Rowan Williams, the Archbishop of Canterbury, and John Sentamu, the Archbishop of York, who grew up in Uganda and has described how his forebears were among those enslaved, hope the event will signal the “beginning of a healing process”.
This weekend one of the march’s organisers denied the church was indulging in “hand-wringing” and compared the slave trade to the Holocaust.
“We are still living with the legacy of slavery,” said Rose Hudson-Wilkin, chairwoman of the church’s Committee for Minority Ethnic Anglican Concerns. “Black people are saying, ‘Hey, we had our own Holocaust, too. We had millions killed and we want this acknowledged’.”
Critics, however, believe that laying all the blame for slavery on Europeans is misleading. Arabs traded slaves from a much earlier date, while African kings and merchants were responsible for capturing their kinsmen and selling them to traders in exchange for goods and firearms.
The march will take two separate routes through the capital, meeting at Kennington Park in south London for an open-air church service. Williams and Sentamu are expected to march alongside a group of black and white youths bearing the cross.
Before leaving Whitehall, the archbishops will take part in an act of reflection. They will then walk past the Houses of Parliament, pause for remembrance prayers at Victoria Tower Gardens, and proceed to Lambeth Bridge. From this point, the marchers will fall silent — except for the African drummers and a small group of singers.
The route across the Thames has been chosen to represent the Atlantic crossing made by more than 10m Africans sent to the Americas between the 15th and early 19th centuries.

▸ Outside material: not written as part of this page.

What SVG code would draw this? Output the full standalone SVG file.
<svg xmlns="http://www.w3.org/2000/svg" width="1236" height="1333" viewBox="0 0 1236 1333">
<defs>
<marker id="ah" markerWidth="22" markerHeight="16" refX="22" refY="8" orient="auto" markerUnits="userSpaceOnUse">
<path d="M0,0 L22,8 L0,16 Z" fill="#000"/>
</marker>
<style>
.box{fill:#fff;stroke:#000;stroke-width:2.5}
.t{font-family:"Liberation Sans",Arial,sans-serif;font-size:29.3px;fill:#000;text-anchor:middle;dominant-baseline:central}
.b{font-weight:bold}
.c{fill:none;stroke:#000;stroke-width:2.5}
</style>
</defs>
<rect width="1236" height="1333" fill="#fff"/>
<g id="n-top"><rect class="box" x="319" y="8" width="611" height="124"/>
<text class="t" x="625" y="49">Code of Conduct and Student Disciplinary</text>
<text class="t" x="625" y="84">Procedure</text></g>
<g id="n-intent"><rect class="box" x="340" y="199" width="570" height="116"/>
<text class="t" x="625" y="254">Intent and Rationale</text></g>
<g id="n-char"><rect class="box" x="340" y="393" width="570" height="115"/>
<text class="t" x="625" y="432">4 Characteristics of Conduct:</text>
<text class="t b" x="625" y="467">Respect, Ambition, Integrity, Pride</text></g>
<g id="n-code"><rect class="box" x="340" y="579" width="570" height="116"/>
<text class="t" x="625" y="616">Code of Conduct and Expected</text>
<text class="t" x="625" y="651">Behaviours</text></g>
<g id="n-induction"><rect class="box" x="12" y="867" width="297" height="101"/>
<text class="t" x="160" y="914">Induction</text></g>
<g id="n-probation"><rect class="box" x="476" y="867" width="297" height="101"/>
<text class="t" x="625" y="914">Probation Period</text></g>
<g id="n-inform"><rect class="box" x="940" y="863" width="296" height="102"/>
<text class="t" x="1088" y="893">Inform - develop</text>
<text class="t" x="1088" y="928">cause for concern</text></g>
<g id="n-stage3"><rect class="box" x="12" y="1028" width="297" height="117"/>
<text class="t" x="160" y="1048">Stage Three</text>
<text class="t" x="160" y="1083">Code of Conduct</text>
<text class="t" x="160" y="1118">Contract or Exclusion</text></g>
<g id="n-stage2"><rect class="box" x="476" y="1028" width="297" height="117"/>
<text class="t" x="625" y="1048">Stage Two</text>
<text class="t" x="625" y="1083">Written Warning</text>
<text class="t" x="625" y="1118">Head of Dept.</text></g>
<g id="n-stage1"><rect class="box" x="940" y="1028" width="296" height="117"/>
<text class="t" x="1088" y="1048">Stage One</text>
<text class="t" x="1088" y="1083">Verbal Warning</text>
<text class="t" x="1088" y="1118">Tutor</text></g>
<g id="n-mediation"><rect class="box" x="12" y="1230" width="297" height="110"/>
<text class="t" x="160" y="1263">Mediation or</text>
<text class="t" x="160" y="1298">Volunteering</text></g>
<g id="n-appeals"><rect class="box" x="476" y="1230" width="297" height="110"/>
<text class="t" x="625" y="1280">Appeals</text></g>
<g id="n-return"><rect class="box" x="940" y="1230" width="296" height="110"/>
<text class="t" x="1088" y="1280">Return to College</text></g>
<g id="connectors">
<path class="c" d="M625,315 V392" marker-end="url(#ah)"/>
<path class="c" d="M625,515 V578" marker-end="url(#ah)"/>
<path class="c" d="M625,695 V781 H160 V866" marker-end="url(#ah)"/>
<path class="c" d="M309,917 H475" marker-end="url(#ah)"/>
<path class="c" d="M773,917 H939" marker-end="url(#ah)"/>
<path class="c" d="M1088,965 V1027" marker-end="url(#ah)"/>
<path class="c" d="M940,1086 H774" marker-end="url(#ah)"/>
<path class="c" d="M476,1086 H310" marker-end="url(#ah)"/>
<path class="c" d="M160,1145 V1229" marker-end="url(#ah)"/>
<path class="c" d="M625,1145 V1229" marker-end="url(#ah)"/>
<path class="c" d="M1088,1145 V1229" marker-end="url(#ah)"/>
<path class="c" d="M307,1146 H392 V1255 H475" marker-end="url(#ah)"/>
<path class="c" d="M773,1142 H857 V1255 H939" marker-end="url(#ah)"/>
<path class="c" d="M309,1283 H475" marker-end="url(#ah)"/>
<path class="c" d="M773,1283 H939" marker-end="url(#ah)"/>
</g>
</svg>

The climax of the service is likely to be the symbolic “release from the past”, followed by a “song of freedom”. Worshippers will be asked to sign a petition calling on the government to take action against modern-day slavery, such as sex trafficking from eastern Europe.
Last year’s synod was told how the church’s missionary arm, the Society for the Propagation of the Faith in Foreign Parts, owned the Codrington plantation in Barbados where slaves had the word “society” branded on their chests.

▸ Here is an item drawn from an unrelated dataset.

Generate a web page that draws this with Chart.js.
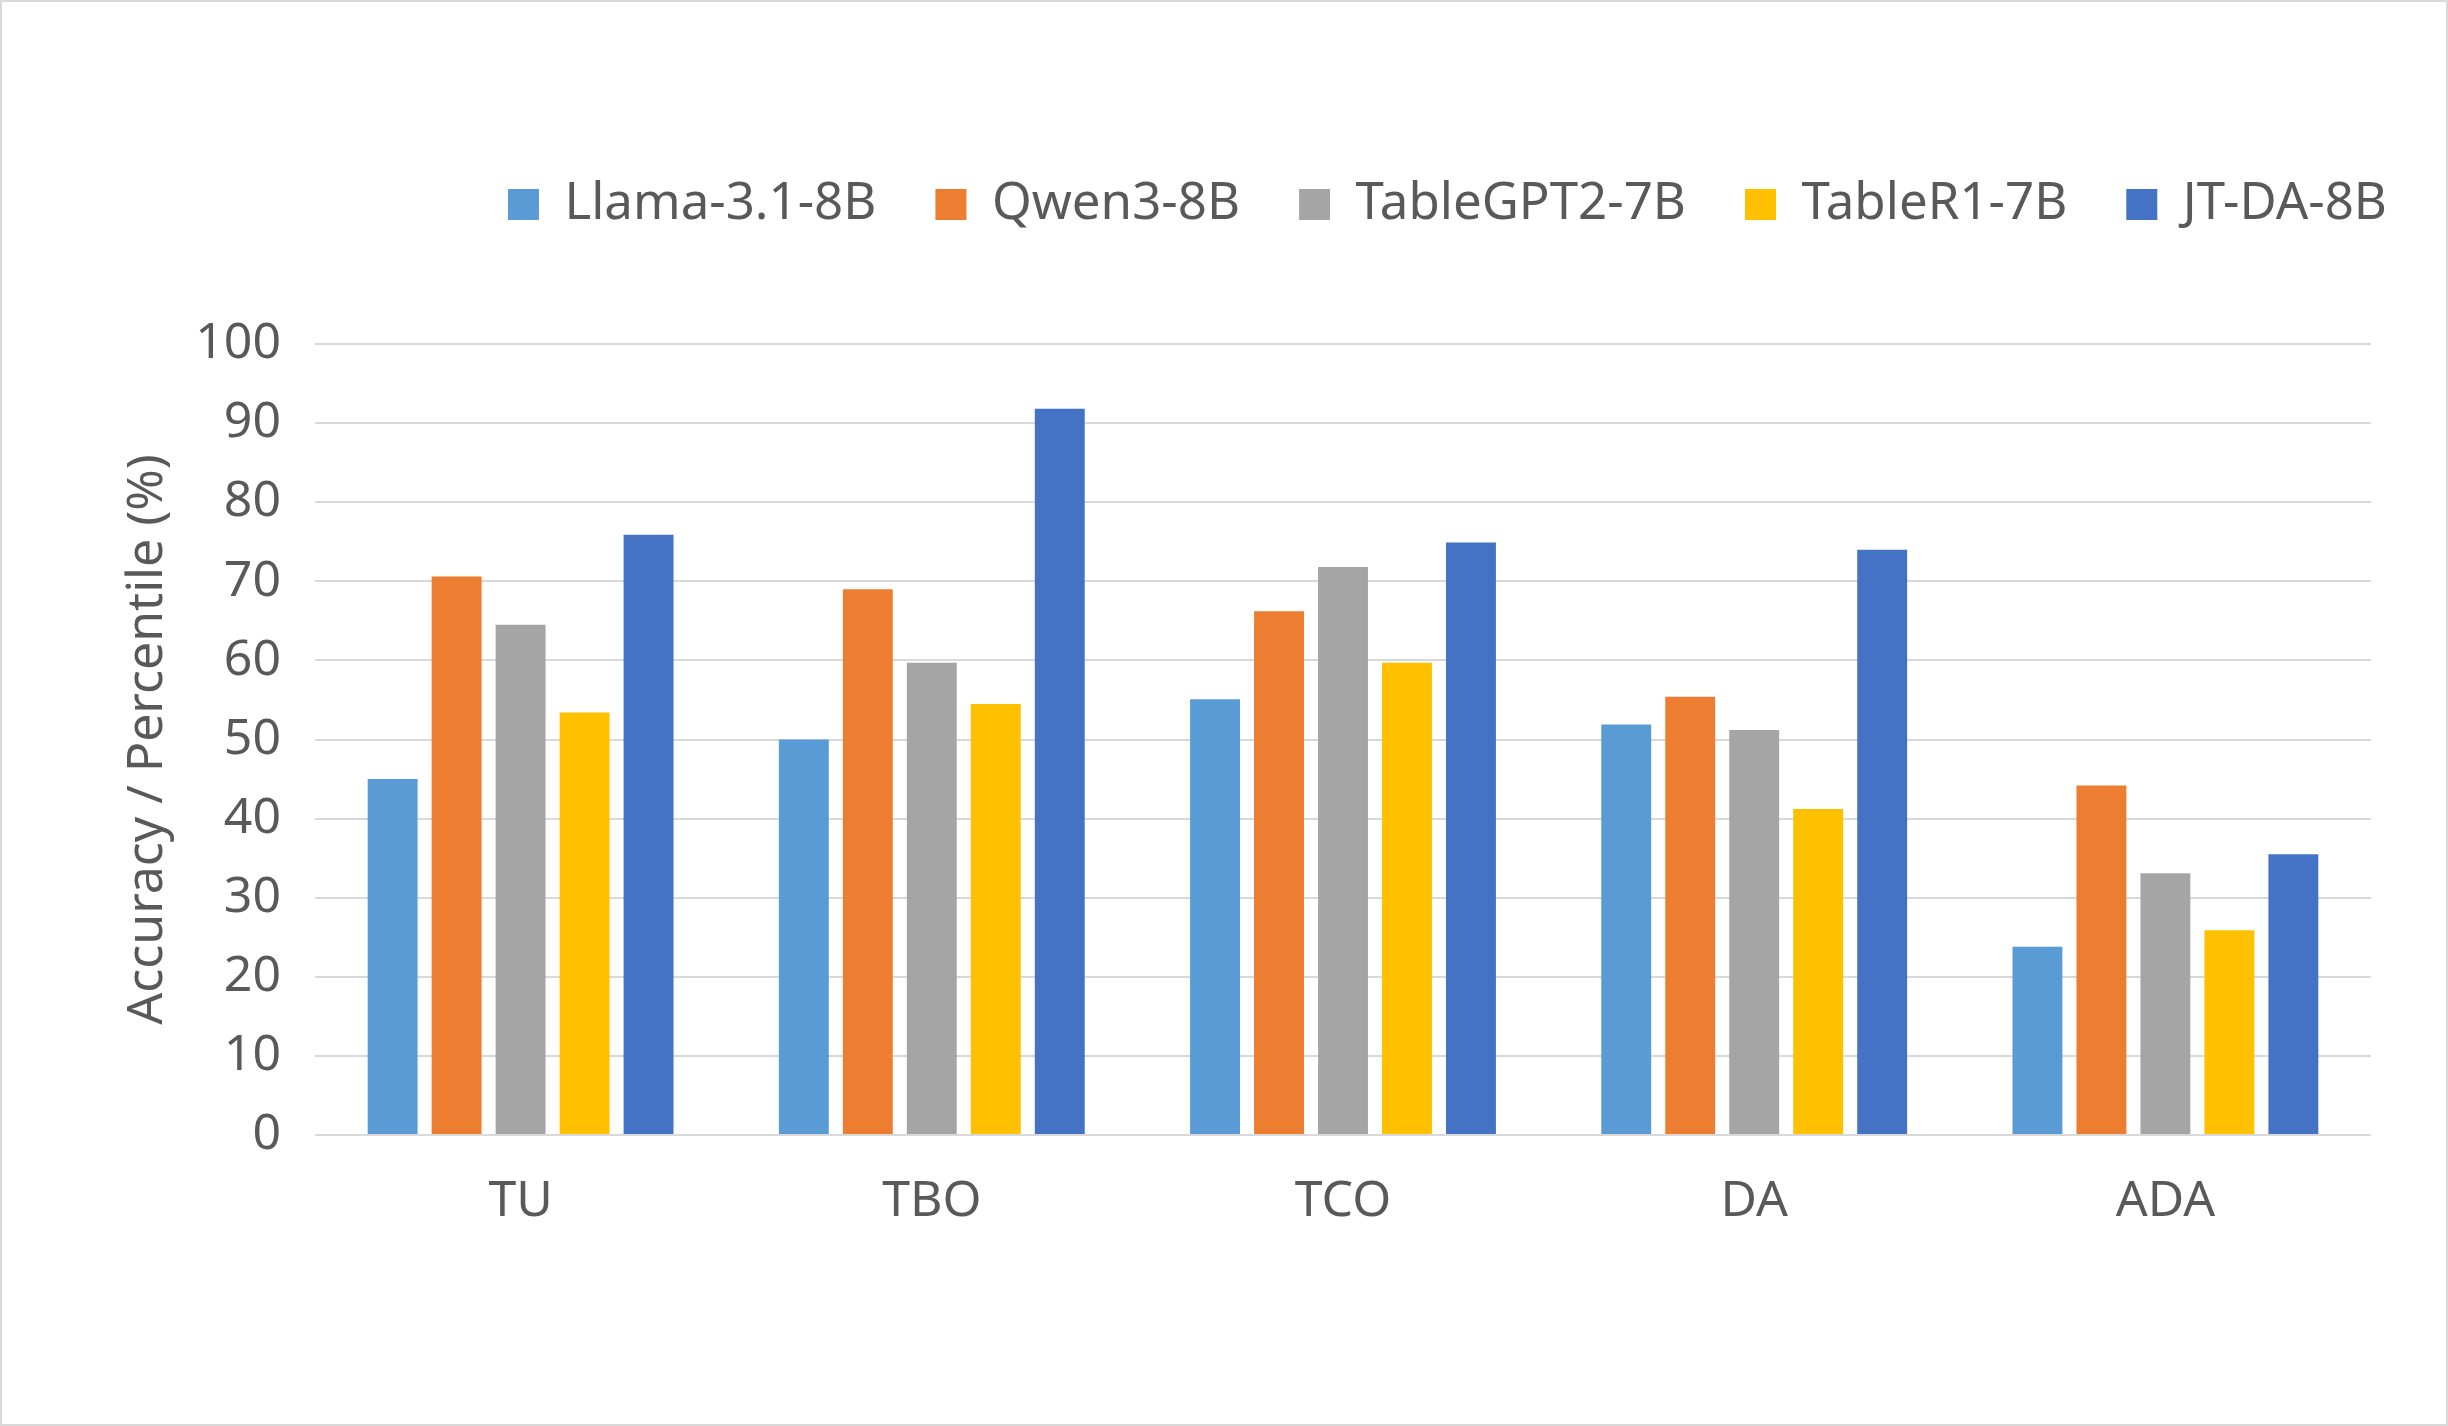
<!DOCTYPE html>
<html>
<head>
<meta charset="utf-8">
<title>Accuracy / Percentile</title>
<script src="https://cdn.jsdelivr.net/npm/chart.js@4.4.1/dist/chart.umd.min.js"></script>
<style>
  body { margin: 0; background: #fff; }
  #wrap { width: 2444px; height: 1422px; border: 2px solid #d9d9d9; }
  #myChart { display: block; }
</style>
</head>
<body>
<div id="wrap"><canvas id="myChart" width="2444" height="1422"></canvas></div>
<script>
// data
var categories = ['TU', 'TBO', 'TCO', 'DA', 'ADA'];
var models = ['Llama-3.1-8B', 'Qwen3-8B', 'TableGPT2-7B', 'TableR1-7B', 'JT-DA-8B'];
var llama = [45, 50, 55.1, 51.9, 23.8];
var qwen = [70.6, 69, 66.2, 55.4, 44.2];
var tablegpt = [64.5, 59.7, 71.8, 51.2, 33.1];
var tabler1 = [53.4, 54.5, 59.7, 41.2, 25.9];
var jtda = [75.9, 91.8, 74.9, 74.0, 35.5];
var yTicks = [0, 10, 20, 30, 40, 50, 60, 70, 80, 90, 100];

var colors = ['#5B9BD5', '#ED7D31', '#A5A5A5', '#FFC000', '#4472C4'];
var textColor = '#595959';

function drawBars(){
    var series = [llama, qwen, tablegpt, tabler1, jtda];
    var datasets = [];
    for (var i = 0; i < models.length; i++) {
        datasets.push({
            label: models[i],
            data: series[i],
            backgroundColor: colors[i],
            borderWidth: 0,
            categoryPercentage: 0.778,
            barPercentage: 0.78
        });
    }

    var ctx = document.getElementById('myChart').getContext('2d');
    var myBarChart = new Chart(ctx, {
        type: 'bar',
        data: { labels: categories, datasets: datasets },
        options: {
            responsive: false,
            animation: false,
            layout: { padding: { top: 118, right: 0, bottom: 0, left: 0 } },
            plugins: {
                tooltip: { enabled: false },
                legend: {
                    position: 'top',
                    align: 'end',
                    weight: 1000,
                    labels: {
                        color: textColor,
                        font: { family: 'Noto Sans', size: 51 },
                        boxWidth: 31,
                        boxHeight: 31,
                        padding: 59
                    }
                },
                // empty title used as a spacer between legend and plot
                title: {
                    display: true,
                    text: '',
                    position: 'top',
                    weight: 100,
                    font: { size: 10 },
                    padding: { top: 0, bottom: 92 }
                }
            },
            scales: {
                x: {
                    grid: { display: false, drawTicks: false },
                    border: { display: false },
                    ticks: {
                        color: textColor,
                        font: { family: 'Noto Sans', size: 50 },
                        padding: 37
                    },
                    afterFit: function(scale){ scale.height = 289; }
                },
                y: {
                    min: 0,
                    max: 100,
                    afterBuildTicks: function(scale){
                        scale.ticks = yTicks.map(function(v){ return { value: v }; });
                    },
                    grid: { color: '#d9d9d9', lineWidth: 2, drawTicks: false },
                    border: { display: false },
                    ticks: {
                        color: textColor,
                        font: { family: 'Noto Sans', size: 50 },
                        padding: 34
                    },
                    title: {
                        display: true,
                        text: 'Accuracy / Percentile (%)',
                        color: textColor,
                        font: { family: 'Noto Sans', size: 50 },
                        padding: { top: 116, bottom: 0 }
                    },
                    afterFit: function(scale){ scale.width = 313; }
                },
                // invisible right axis, only keeps space on the right of the plot
                yRight: {
                    position: 'right',
                    display: true,
                    grid: { display: false, drawTicks: false },
                    border: { display: false },
                    ticks: { display: false },
                    afterFit: function(scale){ scale.width = 75; }
                }
            }
        }
    });
}

drawBars();
</script>
</body>
</html>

[Editor: I picked this up courtesy of Canon Harmon's blog, Titus 1:9. As I noted before, I disagree with Canon Harmon on probably almost everything, but he does post very good articles in his blog. As I also noted, I tend to disagree with many of the conservative posters on the blog on a great many issues.
Some posters expressed the opinion that the issue of slavery is so far in the past that our apologies are irrelevant; the people who actually perpetrated the atrocities are long dead. One said that the English had perpetrated atrocities on the Irish and the Welsh; shouldn't the English repent for those atrocities first, especially because they have not confronted them at all?
One poster said, "These pretentious displays have only one purpose - to proclaim publically “See, I would not have done as my forebears did.” It is pride dressed in the clothes of humility." Another agreed, and said that, "no parade, march, demonstration or political action will ever heal sin. No gathering of the indignant and strident will ever reconcile us to Christ and one another ... The world has heard enough stomping of feet, they need to hear the message of faith, hope and love found in the Gospel."
These posters miss the point. Indeed, because the actual perpetrators are long dead, these sort of events are not about foisting blame on individuals. This should be about corporate, not individual repentance. Can we work to ensure that indigenous peoples are not disenfranchised in their own land? Can we work to ensure that the descendants of slaves are not disenfranchised in the land that their ancestors were abducted to?
Unfortunately, the attitudes of these posters seem to show that individual repentance is still required. I find the responses that accuse the Archbishops of engaging in a prideful display of false repentance to be particularly offensive and disturbing. It's obvious that the West isn't paying enough attention to the problems of slavery and colonialism. The Archbishops are trying to call their country to account for the former problem. I think the false repentance is not on their part, but on the part of their country.